Excerpt from a dataset
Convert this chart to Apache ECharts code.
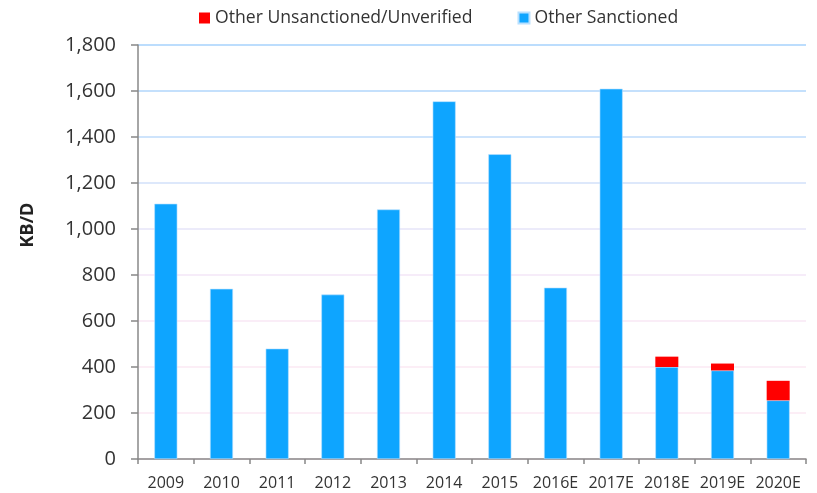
<!DOCTYPE html>
<html>
<head>
<meta charset="utf-8">
<script src="https://cdn.jsdelivr.net/npm/echarts@6/dist/echarts.min.js"></script>
<style>
  html, body { margin: 0; padding: 0; background: #fff; }
  #main { width: 817px; height: 493px; }
</style>
</head>
<body>
<div id="main"></div>
<script>
// values
var years = ['2009', '2010', '2011', '2012', '2013', '2014', '2015', '2016E', '2017E', '2018E', '2019E', '2020E'];
var sanctioned = [1110, 740, 480, 715, 1085, 1555, 1325, 745, 1610, 400, 385, 255];
var unsanctioned = [null, null, null, null, null, null, null, null, null, 45, 30, 85];

var myChart = echarts.init(document.getElementById('main'));

var font = 'Open Sans';

myChart.setOption({
  animation: false,
  textStyle: { fontFamily: font },
  legend: {
    top: 4,
    left: 194,
    itemWidth: 11,
    itemHeight: 11,
    itemGap: 45,
    icon: 'rect',
    textStyle: { fontSize: 17.6, color: '#333', fontFamily: font },
    data: ['Other Unsanctioned/Unverified', 'Other Sanctioned']
  },
  grid: { left: 138, right: 11, top: 45, bottom: 34 },
  xAxis: {
    type: 'category',
    data: years,
    axisLine: { lineStyle: { color: '#888', width: 1.5 } },
    axisTick: { show: true, length: 5, lineStyle: { color: '#888', width: 1.5 } },
    axisLabel: { color: '#333', fontSize: 16, margin: 16, interval: 0 }
  },
  yAxis: {
    type: 'value',
    min: 0,
    max: 1800,
    interval: 200,
    name: 'KB/D',
    nameLocation: 'middle',
    nameGap: 101,
    nameTextStyle: { fontSize: 18, fontWeight: 'bold', color: '#222', padding: [0, 0, 0, 54] },
    axisLine: { show: true, lineStyle: { color: '#888', width: 1.5 } },
    axisTick: { show: true, length: 7, lineStyle: { color: '#888', width: 1.5 } },
    axisLabel: {
      color: '#333',
      fontSize: 20,
      margin: 22,
      formatter: function (v) { return v.toLocaleString('en-US'); }
    },
    splitLine: {
      lineStyle: {
        color: ['#fbe8f3', '#fbe8f3', '#fbe8f3', '#f8e7f5', '#f3e6f7', '#e6e4f8', '#d2e0fa', '#bedbfb', '#b0d6fb', '#a6d2fc'],
        width: 1.5
      }
    }
  },
  series: [
    {
      name: 'Other Sanctioned',
      type: 'bar',
      stack: 'total',
      barWidth: 23,
      itemStyle: { color: '#0ea5ff', borderColor: '#b8e0ff', borderWidth: 0.6 },
      data: sanctioned
    },
    {
      name: 'Other Unsanctioned/Unverified',
      type: 'bar',
      stack: 'total',
      barWidth: 23,
      itemStyle: { color: '#ff0000' },
      data: unsanctioned
    }
  ]
});
</script>
</body>
</html>
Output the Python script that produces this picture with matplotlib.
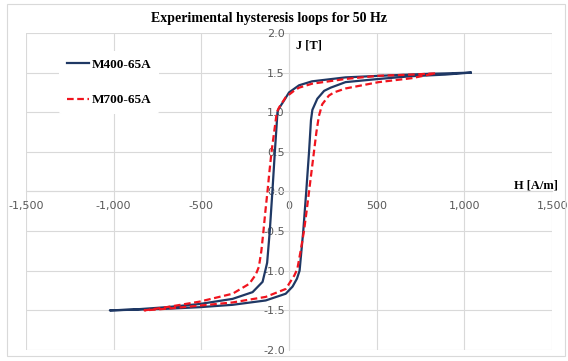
import matplotlib.pyplot as plt
from matplotlib.patches import Rectangle

# M400-65A loop: upper branch (from +tip down) then lower branch (back up)
h_m400 = [1035, 890, 795, 520, 322, 131, 57, 0, -28, -47, -60, -66, -81, -95, -110,
          -125, -133, -151, -208, -322, -511, -700, -890, -1022,
          -700, -511, -322, -133, -19, 20, 45, 60, 81, 98, 114, 125, 133, 161, 200,
          237, 322, 511, 700, 890, 1035]
j_m400 = [1.50, 1.49, 1.485, 1.46, 1.44, 1.39, 1.34, 1.25, 1.15, 1.085, 1.04, 1.00,
          0.50, 0.00, -0.50, -0.90, -0.975, -1.14, -1.27, -1.355, -1.42, -1.46,
          -1.49, -1.50,
          -1.48, -1.46, -1.43, -1.375, -1.29, -1.20, -1.10, -1.00, -0.50, 0.00,
          0.50, 0.90, 1.03, 1.17, 1.27, 1.31, 1.38, 1.42, 1.455, 1.475, 1.50]

# M700-65A loop
h_m700 = [833, 700, 511, 322, 131, 57, 28, -19, -57, -70, -85, -100, -112, -123, -135,
          -146, -158, -172, -190, -227, -322, -511, -700, -824,
          -700, -511, -322, -133, -19, 10, 30, 47, 66, 85, 100, 114, 128, 142, 156,
          170, 189, 227, 256, 322, 511, 700, 833]
j_m700 = [1.49, 1.475, 1.46, 1.42, 1.36, 1.31, 1.27, 1.19, 1.06, 1.00, 0.75, 0.50,
          0.25, 0.00, -0.25, -0.50, -0.75, -0.95, -1.05, -1.165, -1.29, -1.39,
          -1.46, -1.50,
          -1.48, -1.44, -1.40, -1.33, -1.23, -1.13, -1.06, -0.98, -0.75, -0.50,
          -0.25, 0.00, 0.25, 0.50, 0.75, 0.95, 1.10, 1.21, 1.25, 1.30, 1.38, 1.43,
          1.49]

x_ticks = [-1500, -1000, -500, 0, 500, 1000, 1500]
x_labels = ['-1,500', '-1,000', '-500', '0', '500', '1,000', '1,500']
y_ticks = [-2.0, -1.5, -1.0, -0.5, 0.0, 0.5, 1.0, 1.5, 2.0]

grid_col = '#d9d9d9'
tick_col = '#595959'
serif = 'Liberation Serif'

fig = plt.figure(figsize=(5.68, 3.61), dpi=100)
fig.patches.append(Rectangle((0.013, 0.015), 0.982, 0.975, transform=fig.transFigure,
                             fill=False, edgecolor='#d9d9d9', linewidth=0.8))
ax = fig.add_axes([0.0458, 0.0305, 0.9262, 0.8781])

ax.plot(h_m400, j_m400, color='#1f3864', lw=1.6, label='M400-65A', zorder=3)
ax.plot(h_m700, j_m700, color='#f0141e', lw=1.6, ls=(0, (3, 1.6)), label='M700-65A', zorder=4)

ax.set_xlim(-1500, 1500)
ax.set_ylim(-2.0, 2.0)
ax.set_xticks(x_ticks)
ax.set_xticklabels(x_labels)
ax.set_yticks(y_ticks)
ax.set_yticklabels([f'{v:.1f}' for v in y_ticks])
ax.grid(True, color=grid_col, lw=0.8)
ax.set_axisbelow(True)

for s in ['top', 'right']:
    ax.spines[s].set_visible(False)
ax.spines['left'].set_position(('data', 0))
ax.spines['bottom'].set_position(('data', 0))
ax.spines['left'].set_color(grid_col)
ax.spines['bottom'].set_color(grid_col)
ax.tick_params(length=0, labelsize=8, labelcolor=tick_col)
ax.tick_params(axis='x', pad=7)
ax.tick_params(axis='y', pad=3)

ax.text(40, 1.84, 'J [T]', fontfamily=serif, fontweight='bold', fontsize=9, ha='left', va='center')
ax.text(1535, 0.08, 'H [A/m]', fontfamily=serif, fontweight='bold', fontsize=9, ha='right', va='center')

fig.text(0.474, 0.948, 'Experimental hysteresis loops for 50 Hz', fontfamily=serif,
         fontweight='bold', fontsize=10, ha='center', va='center')

leg = ax.legend(loc='upper left', bbox_to_anchor=(0.05, 0.965), frameon=True,
                facecolor='white', edgecolor='white', framealpha=1,
                prop={'family': serif, 'weight': 'bold', 'size': 9.5},
                handlelength=1.7, handletextpad=0.15, labelspacing=1.75, borderpad=0.6)
leg.get_frame().set_linewidth(0)

fig.savefig('out.png', dpi=100)
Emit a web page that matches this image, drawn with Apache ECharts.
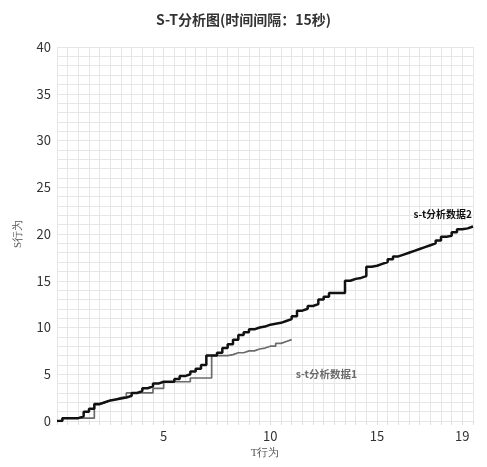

**INSTRUCTIONS FOR THE TASK**: Copy the entries exactly. Leave out the images.

**ANSWER**:
Convert this chart to Apache ECharts code.
<!DOCTYPE html>
<html>
<head>
<meta charset="utf-8">
<script src="https://cdn.jsdelivr.net/npm/echarts@6/dist/echarts.min.js"></script>
<style>
  html, body { margin: 0; padding: 0; background: #fff; }
  #main { width: 817px; height: 493px; }
</style>
</head>
<body>
<div id="main"></div>
<script>
// values
var years = ['2009', '2010', '2011', '2012', '2013', '2014', '2015', '2016E', '2017E', '2018E', '2019E', '2020E'];
var sanctioned = [1110, 740, 480, 715, 1085, 1555, 1325, 745, 1610, 400, 385, 255];
var unsanctioned = [null, null, null, null, null, null, null, null, null, 45, 30, 85];

var myChart = echarts.init(document.getElementById('main'));

var font = 'Open Sans';

myChart.setOption({
  animation: false,
  textStyle: { fontFamily: font },
  legend: {
    top: 4,
    left: 194,
    itemWidth: 11,
    itemHeight: 11,
    itemGap: 45,
    icon: 'rect',
    textStyle: { fontSize: 17.6, color: '#333', fontFamily: font },
    data: ['Other Unsanctioned/Unverified', 'Other Sanctioned']
  },
  grid: { left: 138, right: 11, top: 45, bottom: 34 },
  xAxis: {
    type: 'category',
    data: years,
    axisLine: { lineStyle: { color: '#888', width: 1.5 } },
    axisTick: { show: true, length: 5, lineStyle: { color: '#888', width: 1.5 } },
    axisLabel: { color: '#333', fontSize: 16, margin: 16, interval: 0 }
  },
  yAxis: {
    type: 'value',
    min: 0,
    max: 1800,
    interval: 200,
    name: 'KB/D',
    nameLocation: 'middle',
    nameGap: 101,
    nameTextStyle: { fontSize: 18, fontWeight: 'bold', color: '#222', padding: [0, 0, 0, 54] },
    axisLine: { show: true, lineStyle: { color: '#888', width: 1.5 } },
    axisTick: { show: true, length: 7, lineStyle: { color: '#888', width: 1.5 } },
    axisLabel: {
      color: '#333',
      fontSize: 20,
      margin: 22,
      formatter: function (v) { return v.toLocaleString('en-US'); }
    },
    splitLine: {
      lineStyle: {
        color: ['#fbe8f3', '#fbe8f3', '#fbe8f3', '#f8e7f5', '#f3e6f7', '#e6e4f8', '#d2e0fa', '#bedbfb', '#b0d6fb', '#a6d2fc'],
        width: 1.5
      }
    }
  },
  series: [
    {
      name: 'Other Sanctioned',
      type: 'bar',
      stack: 'total',
      barWidth: 23,
      itemStyle: { color: '#0ea5ff', borderColor: '#b8e0ff', borderWidth: 0.6 },
      data: sanctioned
    },
    {
      name: 'Other Unsanctioned/Unverified',
      type: 'bar',
      stack: 'total',
      barWidth: 23,
      itemStyle: { color: '#ff0000' },
      data: unsanctioned
    }
  ]
});
</script>
</body>
</html>
Output the Python script that produces this picture with matplotlib.
import matplotlib.pyplot as plt
from matplotlib.patches import Rectangle

# M400-65A loop: upper branch (from +tip down) then lower branch (back up)
h_m400 = [1035, 890, 795, 520, 322, 131, 57, 0, -28, -47, -60, -66, -81, -95, -110,
          -125, -133, -151, -208, -322, -511, -700, -890, -1022,
          -700, -511, -322, -133, -19, 20, 45, 60, 81, 98, 114, 125, 133, 161, 200,
          237, 322, 511, 700, 890, 1035]
j_m400 = [1.50, 1.49, 1.485, 1.46, 1.44, 1.39, 1.34, 1.25, 1.15, 1.085, 1.04, 1.00,
          0.50, 0.00, -0.50, -0.90, -0.975, -1.14, -1.27, -1.355, -1.42, -1.46,
          -1.49, -1.50,
          -1.48, -1.46, -1.43, -1.375, -1.29, -1.20, -1.10, -1.00, -0.50, 0.00,
          0.50, 0.90, 1.03, 1.17, 1.27, 1.31, 1.38, 1.42, 1.455, 1.475, 1.50]

# M700-65A loop
h_m700 = [833, 700, 511, 322, 131, 57, 28, -19, -57, -70, -85, -100, -112, -123, -135,
          -146, -158, -172, -190, -227, -322, -511, -700, -824,
          -700, -511, -322, -133, -19, 10, 30, 47, 66, 85, 100, 114, 128, 142, 156,
          170, 189, 227, 256, 322, 511, 700, 833]
j_m700 = [1.49, 1.475, 1.46, 1.42, 1.36, 1.31, 1.27, 1.19, 1.06, 1.00, 0.75, 0.50,
          0.25, 0.00, -0.25, -0.50, -0.75, -0.95, -1.05, -1.165, -1.29, -1.39,
          -1.46, -1.50,
          -1.48, -1.44, -1.40, -1.33, -1.23, -1.13, -1.06, -0.98, -0.75, -0.50,
          -0.25, 0.00, 0.25, 0.50, 0.75, 0.95, 1.10, 1.21, 1.25, 1.30, 1.38, 1.43,
          1.49]

x_ticks = [-1500, -1000, -500, 0, 500, 1000, 1500]
x_labels = ['-1,500', '-1,000', '-500', '0', '500', '1,000', '1,500']
y_ticks = [-2.0, -1.5, -1.0, -0.5, 0.0, 0.5, 1.0, 1.5, 2.0]

grid_col = '#d9d9d9'
tick_col = '#595959'
serif = 'Liberation Serif'

fig = plt.figure(figsize=(5.68, 3.61), dpi=100)
fig.patches.append(Rectangle((0.013, 0.015), 0.982, 0.975, transform=fig.transFigure,
                             fill=False, edgecolor='#d9d9d9', linewidth=0.8))
ax = fig.add_axes([0.0458, 0.0305, 0.9262, 0.8781])

ax.plot(h_m400, j_m400, color='#1f3864', lw=1.6, label='M400-65A', zorder=3)
ax.plot(h_m700, j_m700, color='#f0141e', lw=1.6, ls=(0, (3, 1.6)), label='M700-65A', zorder=4)

ax.set_xlim(-1500, 1500)
ax.set_ylim(-2.0, 2.0)
ax.set_xticks(x_ticks)
ax.set_xticklabels(x_labels)
ax.set_yticks(y_ticks)
ax.set_yticklabels([f'{v:.1f}' for v in y_ticks])
ax.grid(True, color=grid_col, lw=0.8)
ax.set_axisbelow(True)

for s in ['top', 'right']:
    ax.spines[s].set_visible(False)
ax.spines['left'].set_position(('data', 0))
ax.spines['bottom'].set_position(('data', 0))
ax.spines['left'].set_color(grid_col)
ax.spines['bottom'].set_color(grid_col)
ax.tick_params(length=0, labelsize=8, labelcolor=tick_col)
ax.tick_params(axis='x', pad=7)
ax.tick_params(axis='y', pad=3)

ax.text(40, 1.84, 'J [T]', fontfamily=serif, fontweight='bold', fontsize=9, ha='left', va='center')
ax.text(1535, 0.08, 'H [A/m]', fontfamily=serif, fontweight='bold', fontsize=9, ha='right', va='center')

fig.text(0.474, 0.948, 'Experimental hysteresis loops for 50 Hz', fontfamily=serif,
         fontweight='bold', fontsize=10, ha='center', va='center')

leg = ax.legend(loc='upper left', bbox_to_anchor=(0.05, 0.965), frameon=True,
                facecolor='white', edgecolor='white', framealpha=1,
                prop={'family': serif, 'weight': 'bold', 'size': 9.5},
                handlelength=1.7, handletextpad=0.15, labelspacing=1.75, borderpad=0.6)
leg.get_frame().set_linewidth(0)

fig.savefig('out.png', dpi=100)
Emit a web page that matches this image, drawn with Apache ECharts.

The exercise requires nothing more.